Norwich and Los Angeles don’t have a lot in common. While some of the city centre apartments are particularly glamorous, the city twinned with Koblenz and Novi Sad doesn’t have its own version of Beverley Hills.
This isn’t to say that Norfolk’s largest city doesn’t boast a plethora of celebrities, ranging from the high-profile, nationwide stars to the moderately obscure, and many variations in between.
UEA, meanwhile, has its own fairly impressive roster of famous faces, many of whom will have trodden the same paths, drank in the same bar (minus some cosmetic changes) and sat in the same lecture theatres as you.
Some tend to have negative perceptions of Norwich as a marginal, mostly rural city with not much going on. This is hardly fair, and it’s worth remembering as well that Norwich isn’t all about a football club which plays in yellow and green and a TV chef prone to rather embarrassing gaffes.
The face perhaps most commonly associated with Norwich is that of Stephen Fry. Eminently intelligent, and a staple in intellectual comedy programming, he has been the host of QI since it began in 2003. His role as General Melchett in celebrated television series Blackadder set Fry on the path to fame and respect, and gained him a place in the nation’s heart.

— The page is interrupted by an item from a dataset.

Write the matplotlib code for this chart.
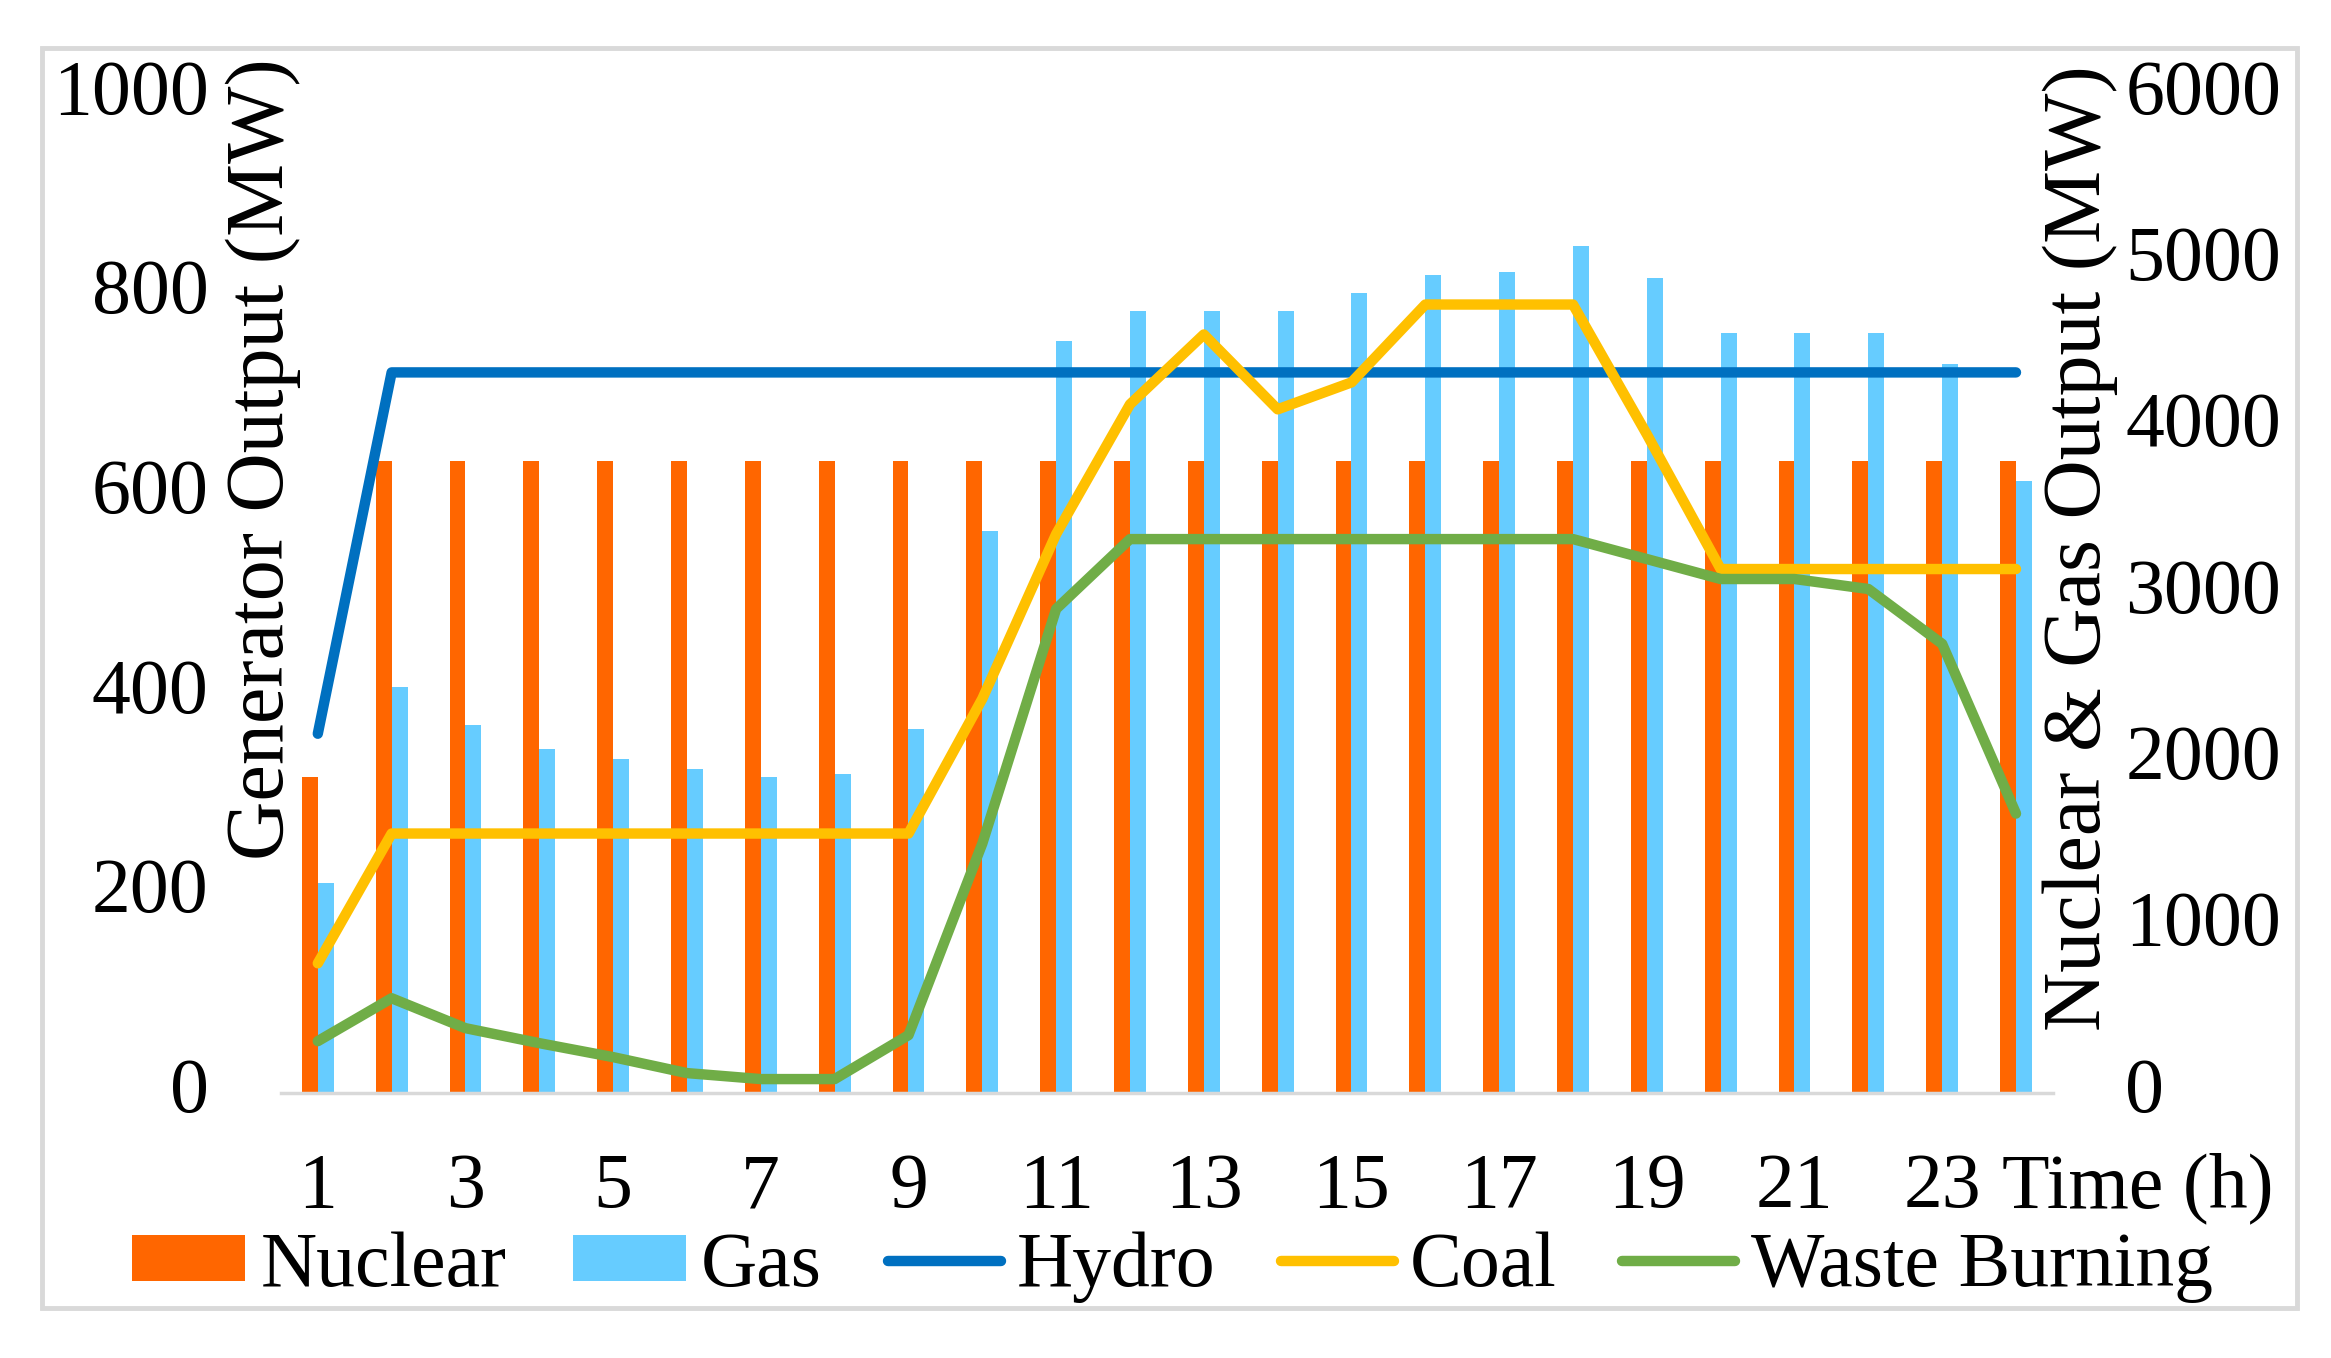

Known for his passionate devotion to the city, Fry joined the board at Norwich City last year telling Concrete that “Norwich City is one of the truly great exemplars of a true community club.” He had a point. City, now a Premier League club, can proudly boast to have a man on their board who, whilst claiming to have “loathed all forms of sports” as a child, defends the city and the county at every turn.
Whilst Fry is perhaps the most recognisable and charming faces of academia in the country, it’s fair to say that UEA can rival his intellectual prowess. Kazuo Ishiguro, Booker prize winner for The Remains of the Day and author of novel-cum-blockbuster Never Let Me Go, is just one of a host of great authors to have passed through the prestigious Creative Writing MA course at the University. Rose Tremain, whose career has taken in an Orange Prize for best novel and a Whitbread Award, both studied and taught in the Creative Writing department. Speaking to Concrete last year, Tremain described her first enrollment at UEA as “incredibly exciting” and recalled that the experience at UEA was “something completely different”.

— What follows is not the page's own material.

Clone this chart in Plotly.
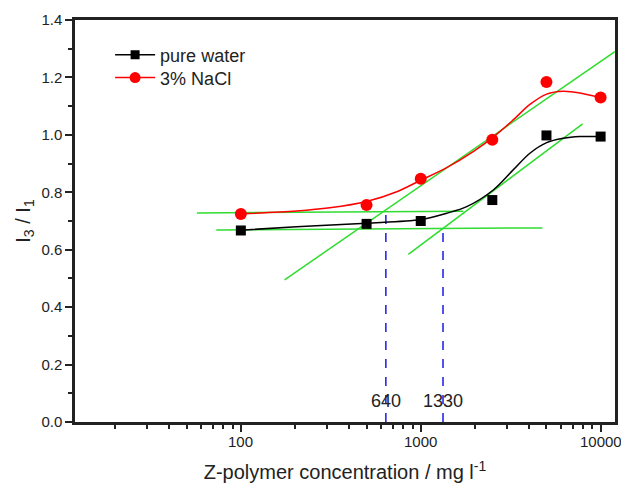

She did, however, recommend that UEA students “burn effigies of the late Denys Ladsun for giving you such miserable buildings”.
If, however, you really want to brag to your friends at clearly inferior universities, it might be worth bringing up Matt Smith, the current Dr Who. The fresh-faced, pointy-haired, time-travelling Dalek killer graduated from UEA with a degree in Drama and Creative Writing.
And if you’re a budding actor holed up in the Drama Studio feeling the crippling weight of the world on your thespian shoulders, console yourself with the thought that John Rhys-Davies trod the same boards as you. Famous for playing Gimli in the Lord of the Rings trilogy and Sallah in Indiana Jones, Rhys-Davies is a man with incredible potential during Movember and one of the first crop of UEA students in the 1960s.
Away from epic trilogies, Paul Whitehouse and Charlie Higson spent their first year at UEA skipping lessons and playing guitar in a punk rock band.
Whitehouse then dropped out and lived in Hackney for a while. Whitehouse, famous for his collaborations with Harry Enfield and his lead role in The Fast Show, has been described by Jonny Depp as “the greatest actor of all time.” So skipping class and forming a punk band is not formally endorsed by this newspaper. But it did work for him.
Of course, UEA fresher, you will be wondering how many famous sportsmen and women have passed through the doors of the Sportspark on the way to the World Cup or jogged past Norwich Cathedral in preparation for that Olympic Gold. How many of these superhuman athletes were once amongst our ranks? Well, none. But Jake Humphreys is from Norwich and he presents F1 on the BBC.